A final note: I cannot write this post without at least mentioning the pivotal connections between colonialism, gender and sexuality, abjection, and Christianity made by Manuel Villalobos Mendoza in his book Abject Bodies in the Gospel of Mark. It is with great pleasure that I discovered Mendoza’s meditation on the Gospel of Mark: Having already started this section of the paper and nearing completion in November 2021, I discovered that much of the connections I had made were already prefigured in this book, published in 2012. For instance, Mendoza writes,

. . .my hermeneutics of el otro lado [the other side] relies heavily on the insight of Judith Butler. . .[such as their] understanding of the vulnerability and precarious nature of the body, of how some bodies become human and others do not. . .[though] instead of reading philosophers through the lens of Butler, I have decided to go ad fontes, for example to Julia Kristeva’s concept of the abject, Emanuel Levinas’s understanding of the face, and Michel Foucault’s understanding of power.

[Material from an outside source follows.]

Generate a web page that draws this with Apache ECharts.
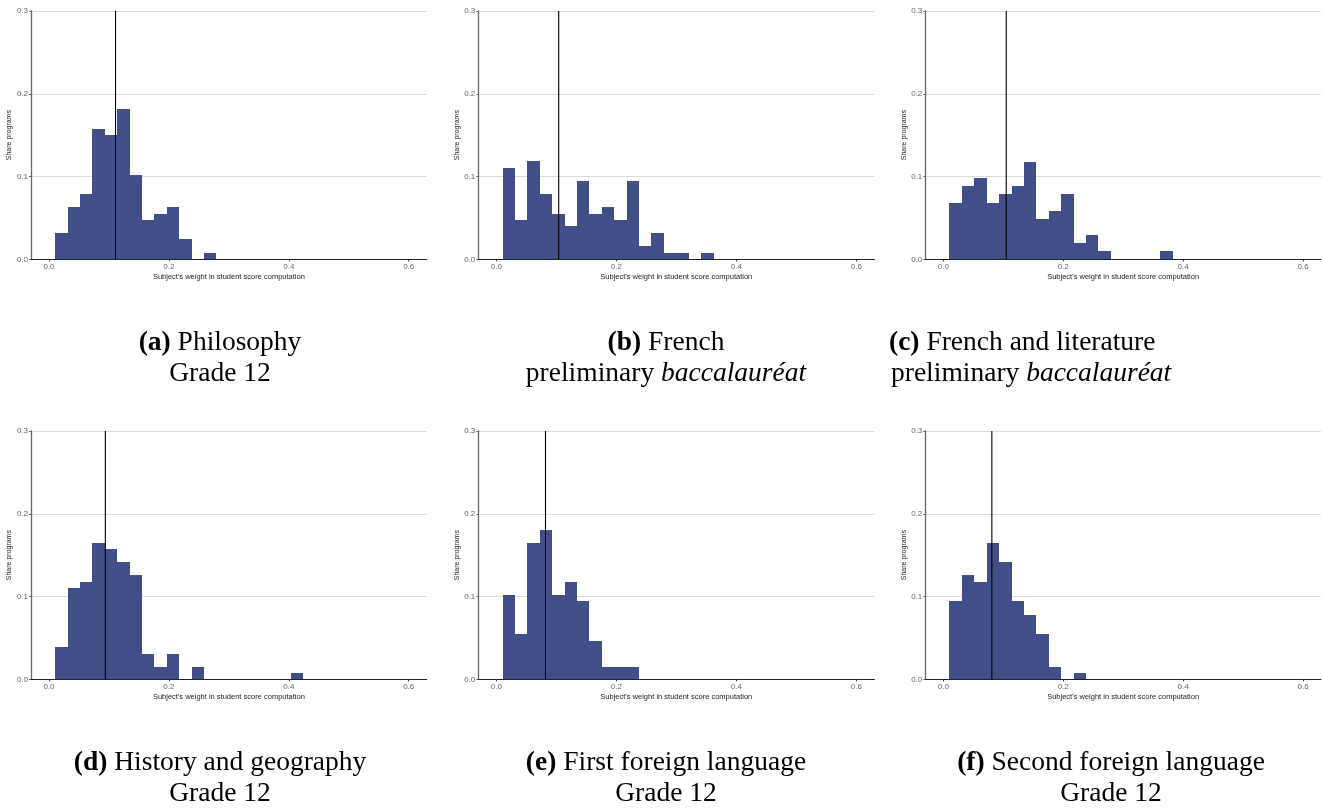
<!DOCTYPE html>
<html>
<head>
<meta charset="utf-8">
<script src="https://cdn.jsdelivr.net/npm/echarts@6/dist/echarts.min.js"></script>
<style>
html,body{margin:0;padding:0;background:#fff;}
#chart{width:1323px;height:811px;}
</style>
</head>
<body>
<div id="chart"></div>
<script>
// Histogram bins: centers at k * binWidth (k = 1, 2, ...)
const binWidth = 0.6 / 29;
const xTickValues = [0, 0.2, 0.4, 0.6];
const yTickLabels = ['0.0', '0.1', '0.2', '0.3'];

const philosophy    = [0.032,0.063,0.079,0.157,0.150,0.182,0.102,0.048,0.055,0.063,0.024,0,0.008];
const frenchPrelim  = [0.110,0.048,0.119,0.079,0.055,0.040,0.095,0.055,0.063,0.048,0.095,0.016,0.032,0.008,0.008,0,0.008];
const frenchLit     = [0.068,0.089,0.098,0.068,0.079,0.089,0.118,0.049,0.058,0.079,0.020,0.029,0.010,0,0,0,0,0.010];
const historyGeo    = [0.039,0.110,0.118,0.165,0.157,0.142,0.126,0.031,0.015,0.031,0,0.015,0,0,0,0,0,0,0,0.008];
const firstLang     = [0.102,0.055,0.165,0.180,0.102,0.118,0.095,0.046,0.015,0.015,0.015];
const secondLang    = [0.095,0.126,0.118,0.165,0.142,0.095,0.078,0.055,0.015,0,0.008];
const meanWeights   = [0.111,0.104,0.105,0.094,0.082,0.081];

const captionLine1 = ['{b|(a)} Philosophy','{b|(b)} French','{b|(c)} French and literature',
                      '{b|(d)} History and geography','{b|(e)} First foreign language','{b|(f)} Second foreign language'];
const captionLine2 = ['Grade 12','preliminary {i|baccalauréat}','preliminary {i|baccalauréat}',
                      'Grade 12','Grade 12','Grade 12'];

const xTitle = "Subject's weight in student score computation";
const yTitle = 'Share programs';

const panels = [philosophy, frenchPrelim, frenchLit, historyGeo, firstLang, secondLang];

const gridBoxes = [
  {left:31,    top:11,  width:395.7, height:248.3},
  {left:478.3, top:11,  width:396,   height:248.3},
  {left:925.3, top:11,  width:395.7, height:248.3},
  {left:31,    top:431, width:395.7, height:248.3},
  {left:478.3, top:431, width:396,   height:248.3},
  {left:925.3, top:431, width:395.7, height:248.3}
];
const captionPos = [
  {x:220,  y1:343, y2:374, align:'center'},
  {x:666,  y1:343, y2:374, align:'center'},
  {x:889,  y1:343, y2:374, align:'left'},
  {x:220,  y1:763, y2:794, align:'center'},
  {x:666,  y1:763, y2:794, align:'center'},
  {x:1111, y1:763, y2:794, align:'center'}
];

const BAR = '#424E88';
const sans = 'Liberation Sans, Arial, sans-serif';
const serif = 'Liberation Serif, Times New Roman, serif';
const CAP = 27.5;

const grids = [], xAxes = [], yAxes = [], series = [], graphics = [];

panels.forEach(function(vals, i){
  grids.push(Object.assign({containLabel:false}, gridBoxes[i]));
  xAxes.push({
    type:'value', gridIndex:i, min:-0.03, max:0.63,
    name:xTitle, nameLocation:'middle', nameGap:14,
    nameTextStyle:{fontFamily:sans, fontSize:7.5, color:'#222'},
    axisLine:{show:true, onZero:false, lineStyle:{color:'#222', width:1}},
    axisTick:{show:true, length:2, customValues:xTickValues, lineStyle:{color:'#333'}},
    axisLabel:{show:true, customValues:xTickValues, fontFamily:sans, fontSize:8, color:'#666', margin:3,
      formatter:function(v){return v.toFixed(1);}},
    splitLine:{show:false}
  });
  yAxes.push({
    type:'value', gridIndex:i, min:0, max:0.3, interval:0.1,
    name:yTitle, nameLocation:'middle', nameGap:17, nameRotate:90,
    nameTextStyle:{fontFamily:sans, fontSize:7, color:'#222'},
    axisLine:{show:true, onZero:false, lineStyle:{color:'#666', width:1.3}},
    axisTick:{show:true, length:2, lineStyle:{color:'#666'}},
    axisLabel:{fontFamily:sans, fontSize:8, color:'#666', margin:3,
      formatter:function(v){return yTickLabels[Math.round(v*10)];}},
    splitLine:{show:true, lineStyle:{color:'#dcdcdc', width:1}}
  });
  const data = [];
  vals.forEach(function(h, k){ if (h > 0) data.push([(k+1)*binWidth, h]); });
  series.push({
    type:'custom', xAxisIndex:i, yAxisIndex:i, data:data, z:2,
    renderItem:function(params, api){
      const c = api.value(0), h = api.value(1);
      const p1 = api.coord([c - binWidth/2, h]);
      const p2 = api.coord([c + binWidth/2, 0]);
      const x0 = Math.round(p1[0]), x1 = Math.round(p2[0]);
      const y0 = Math.round(p1[1]), y1 = Math.round(p2[1]);
      return {type:'rect', shape:{x:x0, y:y0, width:x1-x0, height:y1-y0},
        style:{fill:BAR}};
    }
  });
  series.push({
    type:'line', xAxisIndex:i, yAxisIndex:i, z:5, symbol:'none', silent:true,
    data:[[meanWeights[i],0],[meanWeights[i],0.3]],
    lineStyle:{color:'#000', width:1.1}
  });
  const cp = captionPos[i];
  const rich = {
    b:{fontFamily:serif, fontSize:CAP, fontWeight:'bold', fill:'#000'},
    i:{fontFamily:serif, fontSize:CAP, fontStyle:'italic', fill:'#000'}
  };
  graphics.push({type:'text', x:cp.x, y:cp.y1, style:{text:captionLine1[i], rich:rich, fontFamily:serif,
    fontSize:CAP, fill:'#000', align:cp.align, verticalAlign:'middle'}});
  graphics.push({type:'text', x:cp.x + (cp.align==='left'?2:0), y:cp.y2, style:{text:captionLine2[i], rich:rich, fontFamily:serif,
    fontSize:CAP, fill:'#000', align:cp.align, verticalAlign:'middle'}});
});

const chart = echarts.init(document.getElementById('chart'), null, {renderer:'canvas'});
chart.setOption({
  animation:false,
  backgroundColor:'#fff',
  grid:grids, xAxis:xAxes, yAxis:yAxes, series:series, graphic:graphics
});
</script>
</body>
</html>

Manuel Villalobos Mendoza, Abject Bodies in the Gospel of Mark

Considering that Mendoza independently linked Butler, Kristeva, and Levinas — and quite specifically in the same manner as I have — is a blessing and also incredibly humbling. To have my thoughts validated in such a way is wonderful; to see that they have already been expertly deployed in near perfect fashion makes this section potentially redundant. However, I do believe that I have offered some originality to the conversation; and if not, then it is still with pleasure that I say that Mendoza has provided a beautiful example of trans-gressive theology, one which I now cherish dearly.